The predictive engine applies a two-tiered modeling methodology employing the sklearn linear regression function. For techniques with sufficient instruction data (≥ 5 records), individual regression models were fitted, incorporating numerical characteristics like dentist experience (years) and patient age alongside categorical attributes like patient sex and dentist specialty.

The electronic health system provides a good data source23 that can be used in the training process, making applying the current software easier in hospitals and even private clinics. With this system, the simplicity of data preparation makes the use of the software in other specialties easier and no special computer skills are needed to deal with it. The communication between the model and the dataset was designed so that the software GUI adapts and modifies accordingly.

Regulation of the workflow was another goal and gap in the medical field. Software has been developed to fill the gap. The robust model design and the hybrid approach make the clinical application more valuable, which will improve the efficiency of the healthcare system24.

The result of this study showed that the accuracy of prediction using machine learning is strong and can be relied on when implementing this desktop application in the practical field. The regression line was proof of the model’s accuracy, and the R² value, which was 0.97, was a great indication that the model can successfully predict future uses. This result has been approved by other researchers in the field of machine learning and the power of prediction in the field of medicine25,26,27.
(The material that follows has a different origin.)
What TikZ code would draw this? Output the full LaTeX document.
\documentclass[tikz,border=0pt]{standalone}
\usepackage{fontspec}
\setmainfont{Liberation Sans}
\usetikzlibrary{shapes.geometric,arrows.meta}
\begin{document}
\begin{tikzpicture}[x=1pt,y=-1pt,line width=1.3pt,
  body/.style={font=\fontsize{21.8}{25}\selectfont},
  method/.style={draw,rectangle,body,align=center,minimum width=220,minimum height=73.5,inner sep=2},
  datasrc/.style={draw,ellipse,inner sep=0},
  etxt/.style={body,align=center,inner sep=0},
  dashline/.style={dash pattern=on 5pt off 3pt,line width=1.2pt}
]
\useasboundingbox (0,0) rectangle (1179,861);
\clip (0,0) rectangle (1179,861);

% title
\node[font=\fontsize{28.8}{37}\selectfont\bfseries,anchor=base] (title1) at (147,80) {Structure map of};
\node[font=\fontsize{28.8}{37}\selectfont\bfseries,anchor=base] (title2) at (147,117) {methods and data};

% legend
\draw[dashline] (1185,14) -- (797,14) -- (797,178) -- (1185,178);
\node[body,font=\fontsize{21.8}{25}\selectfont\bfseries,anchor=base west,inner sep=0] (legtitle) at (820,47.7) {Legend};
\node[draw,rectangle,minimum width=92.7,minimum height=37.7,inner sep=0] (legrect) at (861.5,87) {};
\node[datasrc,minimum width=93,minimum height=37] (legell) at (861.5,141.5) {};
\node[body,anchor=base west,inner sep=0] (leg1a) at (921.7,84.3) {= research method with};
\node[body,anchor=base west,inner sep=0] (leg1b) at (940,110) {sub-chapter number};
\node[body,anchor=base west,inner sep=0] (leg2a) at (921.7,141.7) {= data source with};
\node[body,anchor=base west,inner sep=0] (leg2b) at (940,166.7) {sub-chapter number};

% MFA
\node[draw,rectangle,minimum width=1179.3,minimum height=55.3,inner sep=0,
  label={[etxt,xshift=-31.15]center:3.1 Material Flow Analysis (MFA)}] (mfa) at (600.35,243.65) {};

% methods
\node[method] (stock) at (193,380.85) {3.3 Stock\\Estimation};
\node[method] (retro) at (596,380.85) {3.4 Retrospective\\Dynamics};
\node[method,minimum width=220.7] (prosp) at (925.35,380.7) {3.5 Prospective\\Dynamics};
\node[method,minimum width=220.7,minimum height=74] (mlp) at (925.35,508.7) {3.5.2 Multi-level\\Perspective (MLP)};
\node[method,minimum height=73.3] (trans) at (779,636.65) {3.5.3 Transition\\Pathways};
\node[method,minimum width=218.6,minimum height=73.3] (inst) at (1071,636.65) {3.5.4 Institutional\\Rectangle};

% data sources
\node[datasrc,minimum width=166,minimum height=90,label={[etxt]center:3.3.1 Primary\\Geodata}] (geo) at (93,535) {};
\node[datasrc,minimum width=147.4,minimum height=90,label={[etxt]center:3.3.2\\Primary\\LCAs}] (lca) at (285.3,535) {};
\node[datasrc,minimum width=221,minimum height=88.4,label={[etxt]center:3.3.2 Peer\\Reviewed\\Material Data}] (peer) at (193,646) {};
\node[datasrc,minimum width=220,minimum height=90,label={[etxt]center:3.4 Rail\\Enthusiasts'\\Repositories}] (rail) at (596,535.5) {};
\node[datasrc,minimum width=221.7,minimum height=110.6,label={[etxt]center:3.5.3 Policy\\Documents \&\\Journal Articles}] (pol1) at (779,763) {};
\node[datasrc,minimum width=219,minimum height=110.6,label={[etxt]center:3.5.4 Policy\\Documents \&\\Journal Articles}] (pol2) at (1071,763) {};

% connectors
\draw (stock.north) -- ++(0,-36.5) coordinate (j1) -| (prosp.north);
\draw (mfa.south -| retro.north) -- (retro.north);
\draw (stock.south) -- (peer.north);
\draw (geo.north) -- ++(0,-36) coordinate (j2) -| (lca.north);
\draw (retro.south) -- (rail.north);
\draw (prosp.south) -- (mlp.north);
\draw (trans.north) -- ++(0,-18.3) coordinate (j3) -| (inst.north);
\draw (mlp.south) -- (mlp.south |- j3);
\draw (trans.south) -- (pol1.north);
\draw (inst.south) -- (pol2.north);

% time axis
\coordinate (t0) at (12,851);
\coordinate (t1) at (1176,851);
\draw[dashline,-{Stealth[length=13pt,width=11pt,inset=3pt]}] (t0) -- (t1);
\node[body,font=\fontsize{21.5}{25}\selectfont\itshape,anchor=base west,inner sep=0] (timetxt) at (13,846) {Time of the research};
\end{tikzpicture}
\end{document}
The operator specialty was also one of the factors that affected the prediction process; the model was efficient in applying this variable to the predictions.

The type of dental procedure did not affect the result and accuracy of the model; on the contrary, it was one of the key factors contributing to the model’s prediction accuracy. Another parameter was the age of individuals, as seen in Fig. 5. The symmetrical images created by the analysis indicate that the predictions were not affected by age, as the predictions remained intact.
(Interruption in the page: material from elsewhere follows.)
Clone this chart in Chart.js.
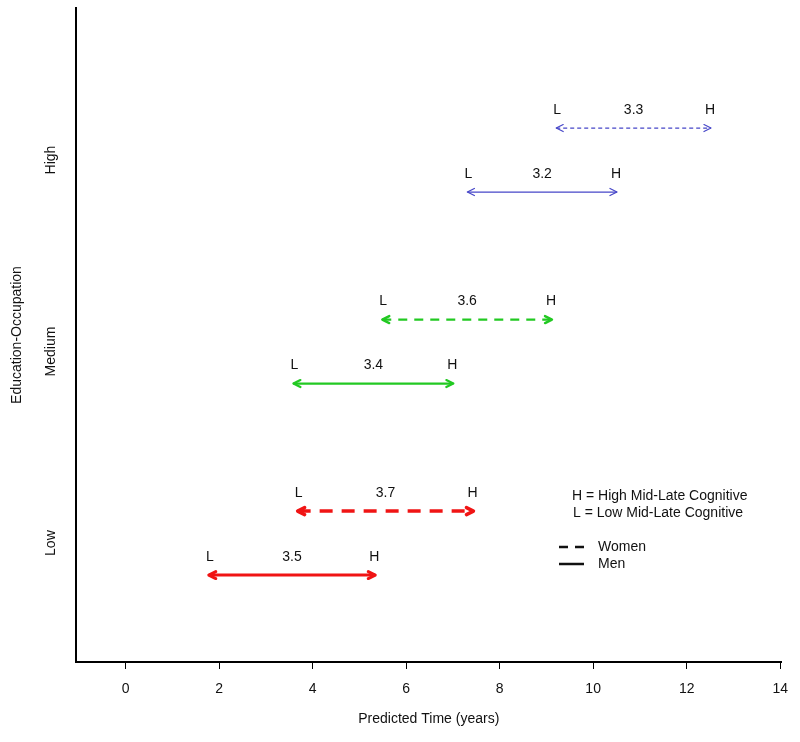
<!DOCTYPE html>
<html>
<head>
<meta charset="utf-8">
<script src="https://cdn.jsdelivr.net/npm/chart.js@4/dist/chart.umd.min.js"></script>
<style>
	html, body { margin: 0; padding: 0; background: #fff; }
	#wrap { width: 800px; height: 742px; }
</style>
</head>
<body>
<div id="wrap"><canvas id="chart"></canvas></div>
<script>
// Data
const categories = ['Low', 'Medium', 'High'];
const menLow = [1.78, 3.59, 7.31];
const menHigh = [5.34, 7.01, 10.51];
const womenLow = [3.68, 5.49, 9.21];
const womenHigh = [7.44, 9.12, 12.52];
const menDiff = ['3.5', '3.4', '3.2'];
const womenDiff = ['3.7', '3.6', '3.3'];
const xTicks = [0, 2, 4, 6, 8, 10, 12, 14];

const colors = ['#f01414', '#22c922', '#4646c8'];
const menWidths = [3, 2.2, 1.3];
const womenWidths = [3.5, 2.4, 1.2];
const womenDash = [[13, 9], [9, 7], [4, 3]];
const offset = 0.167;
const FONT = '"Liberation Sans", Arial, sans-serif';

let datasets = [];
categories.forEach((cat, i) => {
	datasets.push({
		label: cat + ' women',
		data: [{ x: womenLow[i], y: i + 1 + offset }, { x: womenHigh[i], y: i + 1 + offset }],
		borderColor: colors[i],
		borderWidth: womenWidths[i],
		borderDash: womenDash[i],
		pointRadius: 0,
		diff: womenDiff[i],
	});
	datasets.push({
		label: cat + ' men',
		data: [{ x: menLow[i], y: i + 1 - offset }, { x: menHigh[i], y: i + 1 - offset }],
		borderColor: colors[i],
		borderWidth: menWidths[i],
		pointRadius: 0,
		diff: menDiff[i],
	});
});

// arrow heads, L/H labels, y category labels and the key
const extras = {
	id: 'extras',
	afterDatasetsDraw(chart) {
		const ctx = chart.ctx;
		const area = chart.chartArea;
		const yScale = chart.scales.y;
		ctx.save();
		chart.data.datasets.forEach((ds, i) => {
			const pts = chart.getDatasetMeta(i).data;
			const a = pts[0], b = pts[1];
			ctx.strokeStyle = ds.borderColor;
			ctx.lineWidth = ds.borderWidth;
			ctx.setLineDash([]);
			ctx.lineCap = 'round';
			ctx.lineJoin = 'round';
			const len = 7;
			[[a, 1], [b, -1]].forEach(([p, dir]) => {
				ctx.beginPath();
				ctx.moveTo(p.x + dir * len, p.y - len * 0.5);
				ctx.lineTo(p.x, p.y);
				ctx.lineTo(p.x + dir * len, p.y + len * 0.5);
				ctx.stroke();
			});
			ctx.fillStyle = '#111';
			ctx.font = '14px ' + FONT;
			ctx.textAlign = 'center';
			ctx.textBaseline = 'middle';
			ctx.fillText('L', a.x + 1, a.y - 18);
			ctx.fillText('H', b.x - 1, b.y - 18);
			ctx.fillText(ds.diff, (a.x + b.x) / 2, a.y - 18);
		});

		// rotated category labels
		ctx.fillStyle = '#111';
		ctx.font = '14px ' + FONT;
		categories.forEach((cat, i) => {
			ctx.save();
			ctx.translate(51, yScale.getPixelForValue(i + 1));
			ctx.rotate(-Math.PI / 2);
			ctx.textAlign = 'center';
			ctx.textBaseline = 'middle';
			ctx.fillText(cat, 0, 0);
			ctx.restore();
		});

		// key
		const kx = area.left + 496;
		ctx.textAlign = 'left';
		ctx.textBaseline = 'middle';
		ctx.fillText('H = High Mid-Late Cognitive', kx, 496);
		ctx.fillText('L = Low Mid-Late Cognitive', kx + 1, 513);
		ctx.fillText('Women', kx + 26, 547);
		ctx.fillText('Men', kx + 26, 564);
		ctx.strokeStyle = '#111';
		ctx.lineWidth = 2.5;
		ctx.lineCap = 'butt';
		ctx.setLineDash([9, 7]);
		ctx.beginPath();
		ctx.moveTo(kx - 13, 547);
		ctx.lineTo(kx + 12, 547);
		ctx.stroke();
		ctx.setLineDash([]);
		ctx.beginPath();
		ctx.moveTo(kx - 13, 564);
		ctx.lineTo(kx + 12, 564);
		ctx.stroke();
		ctx.restore();
	},
};

new Chart(document.getElementById('chart'), {
	type: 'line',
	data: { datasets: datasets },
	options: {
		responsive: true,
		maintainAspectRatio: false,
		animation: false,
		layout: { padding: { top: 8, right: 18, left: 0, bottom: 0 } },
		plugins: {
			legend: { display: false },
			tooltip: { enabled: false },
		},
		scales: {
			x: {
				type: 'linear',
				min: -1.06,
				max: 14.03,
				afterBuildTicks: (s) => {
					s.ticks = xTicks.map((v) => ({ value: v }));
				},
				afterFit: (s) => {
					s.height = 80;
				},
				border: { color: '#000', width: 2 },
				grid: { drawOnChartArea: false, color: '#000', tickLength: 7, lineWidth: 1 },
				ticks: { color: '#111', font: { family: FONT, size: 14 }, padding: 12, maxRotation: 0 },
				title: {
					display: true,
					text: 'Predicted Time (years)',
					color: '#111',
					font: { family: FONT, size: 14 },
					padding: { top: 14, bottom: 14 },
				},
			},
			y: {
				type: 'linear',
				min: 0.379,
				max: 3.794,
				afterFit: (s) => {
					s.width = 76;
				},
				border: { color: '#000', width: 2 },
				grid: { display: false },
				ticks: { display: false },
				title: {
					display: true,
					text: 'Education-Occupation',
					color: '#111',
					font: { family: FONT, size: 14 },
					padding: { top: 9, bottom: 9 },
				},
			},
		},
	},
	plugins: [extras],
});
</script>
</body>
</html>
The primary outcome of this study was the development of the prediction software, while the secondary outcome was the assessment of the software in clinical applications and workflow regulations.

Regarding the limitations of this study, they can be summarized as follows:

  1. 3.

    Manual data analysis was used to compare the actual and predicted measurements; in reality it was done manually via SPSS and DATAtab software.

  2. 4.

    Using the College of Dentistry and private clinics as data sources may have limited the training data.

  3. 5.

    The training process depends on a minimum of 5 records, with any less than this Google SerpApi will replace the training. Although this is a strong point of the software, it is also a weak point in terms of depending on a less controlled data source.
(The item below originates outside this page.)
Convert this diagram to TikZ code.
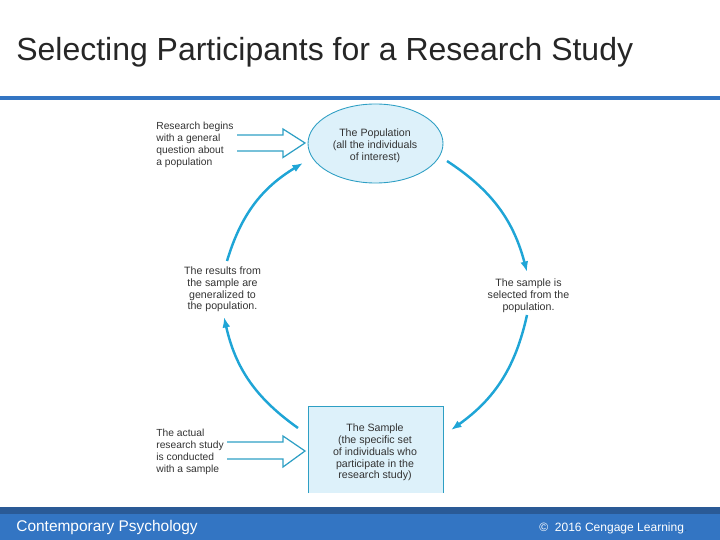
\documentclass[tikz,border=0pt]{standalone}
\usepackage{fontspec}
\setmainfont{Liberation Sans}
\usepackage{xcolor}
\usetikzlibrary{shapes,arrows,arrows.meta,positioning}
\definecolor{barblue}{HTML}{3375C3}
\definecolor{bardark}{HTML}{2A5A96}
\definecolor{linecyan}{HTML}{1FA5D6}
\definecolor{hollowcyan}{HTML}{2E9FC4}
\definecolor{paleblue}{HTML}{DDF1FA}
\definecolor{titlegray}{HTML}{262626}
\tikzset{
    caption/.style={inner sep=0pt, align=center, font=\fontsize{6.05}{6.72}\selectfont, text=black!80},
    sidenote/.style={caption, align=left, font=\fontsize{5.85}{6.72}\selectfont},
    cycle/.style={-{Latex[length=6pt,width=4.5pt]}, line width=1.4pt, linecyan},
    hollow/.style={line width=0.7pt, hollowcyan, line join=miter},
    holder/.style={draw=hollowcyan, line width=0.5pt, fill=paleblue},
}
\begin{document}
\begin{tikzpicture}[x=0.02cm, y=-0.02cm]
    \useasboundingbox (0,0) rectangle (720,540);
    % Title and bars
    \node[inner sep=0pt, anchor=west, text=titlegray, font=\fontsize{18.2}{21}\selectfont] (title) at (16,52) {Selecting Participants for a Research Study};
    \fill[barblue] (0,96) rectangle (720,100);
    \fill[bardark] (0,507) rectangle (720,514);
    \fill[barblue] (0,514) rectangle (720,540);
    \node[inner sep=0pt, anchor=west, text=white, font=\fontsize{8.8}{12}\selectfont] (book) at (16,528) {Contemporary Psychology};
    \node[inner sep=0pt, anchor=west, text=white, font=\fontsize{6.85}{10}\selectfont] (credit) at (539,528) {©\ \ 2016 Cengage Learning\textcolor{bardark}{.}};

    % Holders
    \node[ellipse, holder, minimum width=135*0.02cm, minimum height=79*0.02cm, inner sep=0pt] (population) at (375.5,143.5) {};
    \node[caption] (poptext) at (375,146) {The Population\\(all the individuals\\of interest)};
    \fill[paleblue] (308,406) rectangle (443,493);
    \draw[draw=hollowcyan, line width=0.5pt] (308,493) -- (308,406) -- (443,406) -- (443,493);
    \node[caption] (sample) at (375,452.5) {The Sample\\(the specific set\\of individuals who\\participate in the\\research study)};

    % Captions
    \node[sidenote, anchor=west] (begins) at (156,145) {Research begins\\with a general\\question about\\a population};
    \node[sidenote, anchor=west] (actual) at (156,452) {The actual\\research study\\is conducted\\with a sample};
    \node[caption] (results) at (222.5,289.5) {The results from\\the sample are\\generalized to\\the population.};
    \node[caption] (selected) at (528.5,295.5) {The sample is\\selected from the\\population.};

    % Cycle
    \coordinate (popright) at (447,161);
    \coordinate (selecttip) at (527,272);
    \coordinate (selectlow) at (527,315);
    \coordinate (sampleright) at (451,430);
    \coordinate (sampleleft) at (298,428);
    \coordinate (resultlow) at (224,317);
    \coordinate (resulttop) at (227,261);
    \coordinate (popleft) at (303,163);
    \draw[cycle] (popright) to[bend left=21] (selecttip);
    \draw[cycle] (selectlow) to[bend left=21] (sampleright);
    \draw[cycle] (sampleleft) to[bend left=21] (resultlow);
    \draw[cycle] (resulttop) to[bend left=21] (popleft);

    % Hollow arrows
    \coordinate (begintail) at (237,135);
    \coordinate (actualtail) at (227,442);
    \draw[hollow] (begintail) -- ++(46,0) -- ++(0,-6) -- ++(22,14) -- ++(-22,14.5) -- ++(0,-6.5) -- ++(-46,0);
    \draw[hollow] (actualtail) -- ++(56,0) -- ++(0,-6) -- ++(22,15) -- ++(-22,16) -- ++(0,-8) -- ++(-56,0);
\end{tikzpicture}
\end{document}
Future research should assess the economic benefit of applying this method, including possible cost savings from increased efficiency, fewer delays, and better resource usage. It should also use more complicated and advanced technologies to implement deep learning concepts in prediction by recognizing patterns of work and patient histories.

Conclusions

  1. 1.

    Using machine learning in dentistry is promising and can predict treatment durations accurately.

  2. 2.

    Implementing the software in hospitals and private dental clinics is useful in regulating the workflow.

  3. 3.

    Google’s SerpApi service is a powerful tool for software development. It integrates the Google search engine in the background.

  4. 4.

    Python is a simple but powerful programming language, and the available libraries make the application of AI easy.

  5. 5.

    Electronic patient records must be available in hospitals and clinics, as they may be training data for different aspects of management and regulations.